The terms of the Exclusive Agreement of…
1882 CE
The terms of the Exclusive Agreement of 1882 convey the most representative sense of the relationship between Britain and the gulf states.
This text specifies that the signatory gulf states (members of the present-day UAE) can not make any international agreements or host any foreign agent without British consent.
Because of these concessions, gulf leaders recognize the need for Britain to protect them from their more powerful neighbors.
The main threat comes from the Al Saud in central Arabia.
A major provision of these treaties, negotiated with families who have risen to the position of tribal leadership in their respective enclaves, is the recognition of sovereignty.
The British are concerned that rulers of the weaker gulf families might yield some of their territory under pressure from more powerful groups, such as the Al Saud or the Ottomans.

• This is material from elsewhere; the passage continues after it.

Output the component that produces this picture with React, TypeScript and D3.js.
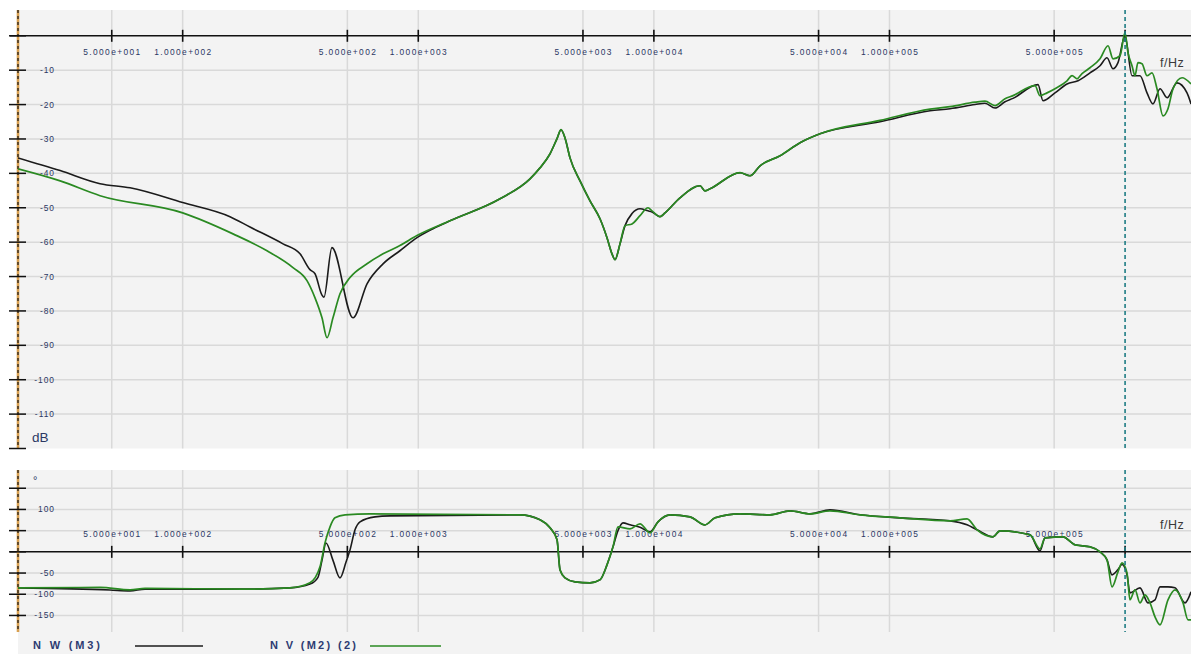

Accordingly, the treaties signed from 1820 on recognize the sovereignty of these rulers within certain borders and specify that these borders may not be changed without British consent.
Such arrangements help to put tribal alliances into more concrete terms of landownership.
This means that the Al Nuhayyan of Abu Dhabi, for example, not only command the respect of tribes in the hinterland but also own, as it were, the land that those tribes use-in this case, about seventy-two thousand square kilometers of Arabia.
The sheikhdoms along the coast now become known as the Trucial States.